[START OF Given data]
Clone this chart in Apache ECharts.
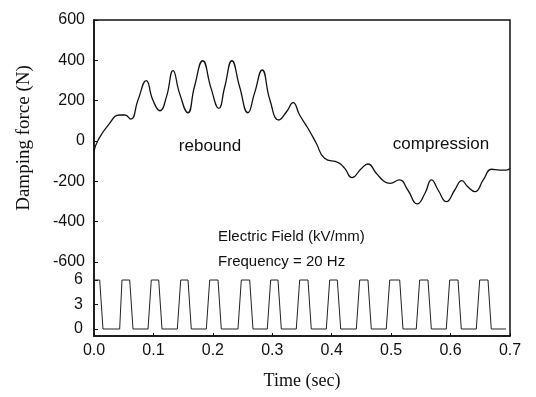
<!DOCTYPE html>
<html>
<head>
<meta charset="utf-8">
<script src="https://cdn.jsdelivr.net/npm/echarts@6/dist/echarts.min.js"></script>
<style>
  html, body { margin: 0; padding: 0; background: #fff; }
  #chart { width: 536px; height: 397px; }
</style>
</head>
<body>
<div id="chart"></div>
<script>
// damping force trace (time in s, force in N)
const forceTime = [0, 0.007, 0.024, 0.043, 0.052, 0.062, 0.074, 0.088, 0.099, 0.111, 0.122, 0.133, 0.144,
  0.158, 0.169, 0.183, 0.197, 0.210, 0.220, 0.232, 0.245, 0.259, 0.270, 0.283, 0.296, 0.311, 0.324,
  0.335, 0.346, 0.360, 0.374, 0.388, 0.411, 0.422, 0.434, 0.450, 0.461, 0.475, 0.489, 0.498, 0.514,
  0.528, 0.544, 0.557, 0.568, 0.579, 0.593, 0.607, 0.619, 0.629, 0.641, 0.655, 0.669, 0.683, 0.694, 0.700]
const forceValues = [-50, 5, 79, 129, 129, 108, 203, 299, 203, 150, 220, 349, 236,
  140, 269, 398, 261, 162, 269, 398, 269, 140, 236, 352, 203, 104, 145,
  190, 129, 63, -11, -86, -107, -136, -182, -136, -114, -160, -202, -210, -193,
  -243, -312, -259, -193, -243, -301, -243, -197, -227, -251, -193, -140, -144, -144, -136]

// electric field pulses (kV/mm), edge times
const fieldTime = [0, 0.0096, 0.0151,
  0.0432, 0.0471, 0.0601, 0.0656,
  0.0909, 0.0964, 0.1089, 0.1144,
  0.1402, 0.1459, 0.1582, 0.1637,
  0.1890, 0.1947, 0.2087, 0.2142,
  0.2423, 0.2479, 0.2620, 0.2675,
  0.2916, 0.2973, 0.3096, 0.3152,
  0.3404, 0.3461, 0.3601, 0.3656,
  0.3909, 0.3966, 0.4094, 0.4151,
  0.4414, 0.4471, 0.4610, 0.4666,
  0.4918, 0.4976, 0.5144, 0.5199,
  0.5423, 0.5480, 0.5620, 0.5676,
  0.5928, 0.5985, 0.6125, 0.6180,
  0.6433, 0.6490, 0.6630, 0.6685,
  0.6933]
const fieldValues = [6, 6, 0,
  0, 6, 6, 0,
  0, 6, 6, 0,
  0, 6, 6, 0,
  0, 6, 6, 0,
  0, 6, 6, 0,
  0, 6, 6, 0,
  0, 6, 6, 0,
  0, 6, 6, 0,
  0, 6, 6, 0,
  0, 6, 6, 0,
  0, 6, 6, 0,
  0, 6, 6, 0,
  0, 6, 6, 0,
  0]

const forceTicks = [-600, -400, -200, 0, 200, 400, 600]
const fieldTicks = [0, 3, 6]
const timeTicks = ['0.0', '0.1', '0.2', '0.3', '0.4', '0.5', '0.6', '0.7']

const INK = '#111'
const TICK_LABEL = { color: INK, fontSize: 16, fontFamily: 'Liberation Sans' }
const SERIF = 'Liberation Serif'

const chart = echarts.init(document.getElementById('chart'))
chart.setOption({
  animation: false,
  backgroundColor: '#fff',
  grid: { left: 94, right: 26, top: 20, bottom: 61, show: true, borderColor: INK, borderWidth: 1.5 },
  xAxis: {
    type: 'value', min: 0, max: 0.7, interval: 0.1,
    name: 'Time (sec)', nameLocation: 'middle', nameGap: 36,
    nameTextStyle: { color: INK, fontSize: 18, fontFamily: SERIF },
    axisLine: { onZero: false, lineStyle: { color: INK, width: 1.5 } },
    axisTick: { inside: true, length: 3, lineStyle: { color: INK } },
    axisLabel: { ...TICK_LABEL, margin: 7, formatter: v => timeTicks[Math.round(v * 10)] },
    splitLine: { show: false }
  },
  yAxis: [
    {
      type: 'value', min: -967, max: 600, position: 'left',
      axisLine: { show: true, onZero: false, lineStyle: { color: INK, width: 1.5 } },
      axisTick: { inside: true, length: 4, customValues: forceTicks, lineStyle: { color: INK } },
      axisLabel: { ...TICK_LABEL, margin: 9, customValues: forceTicks },
      splitLine: { show: false }
    },
    {
      type: 'value', min: -0.857, max: 37.84, position: 'left', offset: 0,
      axisLine: { show: false, onZero: false },
      axisTick: { show: true, inside: true, length: 4, customValues: fieldTicks, lineStyle: { color: INK } },
      axisLabel: { ...TICK_LABEL, margin: 11, customValues: fieldTicks },
      splitLine: { show: false }
    }
  ],
  graphic: [
    { type: 'text', x: 24, y: 138, rotation: Math.PI / 2,
      style: { text: 'Damping force (N)', fill: INK, fontSize: 19, fontFamily: SERIF, align: 'center', verticalAlign: 'middle' } },
    { type: 'text', x: 210, y: 146,
      style: { text: 'rebound', fill: INK, fontSize: 17, fontFamily: 'Liberation Sans', align: 'center', verticalAlign: 'middle' } },
    { type: 'text', x: 441, y: 144,
      style: { text: 'compression', fill: INK, fontSize: 17, fontFamily: 'Liberation Sans', align: 'center', verticalAlign: 'middle' } },
    { type: 'text', x: 218, y: 237,
      style: { text: 'Electric Field (kV/mm)', fill: INK, fontSize: 15, fontFamily: 'Liberation Sans', align: 'left', verticalAlign: 'middle' } },
    { type: 'text', x: 218, y: 262,
      style: { text: 'Frequency = 20 Hz', fill: INK, fontSize: 15, fontFamily: 'Liberation Sans', align: 'left', verticalAlign: 'middle' } }
  ],
  series: [
    {
      name: 'Damping force', type: 'line', yAxisIndex: 0, smooth: 0.5, showSymbol: false,
      lineStyle: { color: INK, width: 1.3 },
      data: forceTime.map((t, i) => [t, forceValues[i]])
    },
    {
      name: 'Electric field', type: 'line', yAxisIndex: 1, showSymbol: false,
      lineStyle: { color: '#222', width: 1 },
      data: fieldTime.map((t, i) => [t, fieldValues[i]])
    }
  ]
})
</script>
</body>
</html>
[END OF Given data]
▸ **Goal**:
Without the pictures, return the listing above from its first line through the line that has "const SERIF = 'Liberation Serif'".

▸ **Written reply**:
Clone this chart in Apache ECharts.
<!DOCTYPE html>
<html>
<head>
<meta charset="utf-8">
<script src="https://cdn.jsdelivr.net/npm/echarts@6/dist/echarts.min.js"></script>
<style>
  html, body { margin: 0; padding: 0; background: #fff; }
  #chart { width: 536px; height: 397px; }
</style>
</head>
<body>
<div id="chart"></div>
<script>
// damping force trace (time in s, force in N)
const forceTime = [0, 0.007, 0.024, 0.043, 0.052, 0.062, 0.074, 0.088, 0.099, 0.111, 0.122, 0.133, 0.144,
  0.158, 0.169, 0.183, 0.197, 0.210, 0.220, 0.232, 0.245, 0.259, 0.270, 0.283, 0.296, 0.311, 0.324,
  0.335, 0.346, 0.360, 0.374, 0.388, 0.411, 0.422, 0.434, 0.450, 0.461, 0.475, 0.489, 0.498, 0.514,
  0.528, 0.544, 0.557, 0.568, 0.579, 0.593, 0.607, 0.619, 0.629, 0.641, 0.655, 0.669, 0.683, 0.694, 0.700]
const forceValues = [-50, 5, 79, 129, 129, 108, 203, 299, 203, 150, 220, 349, 236,
  140, 269, 398, 261, 162, 269, 398, 269, 140, 236, 352, 203, 104, 145,
  190, 129, 63, -11, -86, -107, -136, -182, -136, -114, -160, -202, -210, -193,
  -243, -312, -259, -193, -243, -301, -243, -197, -227, -251, -193, -140, -144, -144, -136]

// electric field pulses (kV/mm), edge times
const fieldTime = [0, 0.0096, 0.0151,
  0.0432, 0.0471, 0.0601, 0.0656,
  0.0909, 0.0964, 0.1089, 0.1144,
  0.1402, 0.1459, 0.1582, 0.1637,
  0.1890, 0.1947, 0.2087, 0.2142,
  0.2423, 0.2479, 0.2620, 0.2675,
  0.2916, 0.2973, 0.3096, 0.3152,
  0.3404, 0.3461, 0.3601, 0.3656,
  0.3909, 0.3966, 0.4094, 0.4151,
  0.4414, 0.4471, 0.4610, 0.4666,
  0.4918, 0.4976, 0.5144, 0.5199,
  0.5423, 0.5480, 0.5620, 0.5676,
  0.5928, 0.5985, 0.6125, 0.6180,
  0.6433, 0.6490, 0.6630, 0.6685,
  0.6933]
const fieldValues = [6, 6, 0,
  0, 6, 6, 0,
  0, 6, 6, 0,
  0, 6, 6, 0,
  0, 6, 6, 0,
  0, 6, 6, 0,
  0, 6, 6, 0,
  0, 6, 6, 0,
  0, 6, 6, 0,
  0, 6, 6, 0,
  0, 6, 6, 0,
  0, 6, 6, 0,
  0, 6, 6, 0,
  0, 6, 6, 0,
  0]

const forceTicks = [-600, -400, -200, 0, 200, 400, 600]
const fieldTicks = [0, 3, 6]
const timeTicks = ['0.0', '0.1', '0.2', '0.3', '0.4', '0.5', '0.6', '0.7']

const INK = '#111'
const TICK_LABEL = { color: INK, fontSize: 16, fontFamily: 'Liberation Sans' }
const SERIF = 'Liberation Serif'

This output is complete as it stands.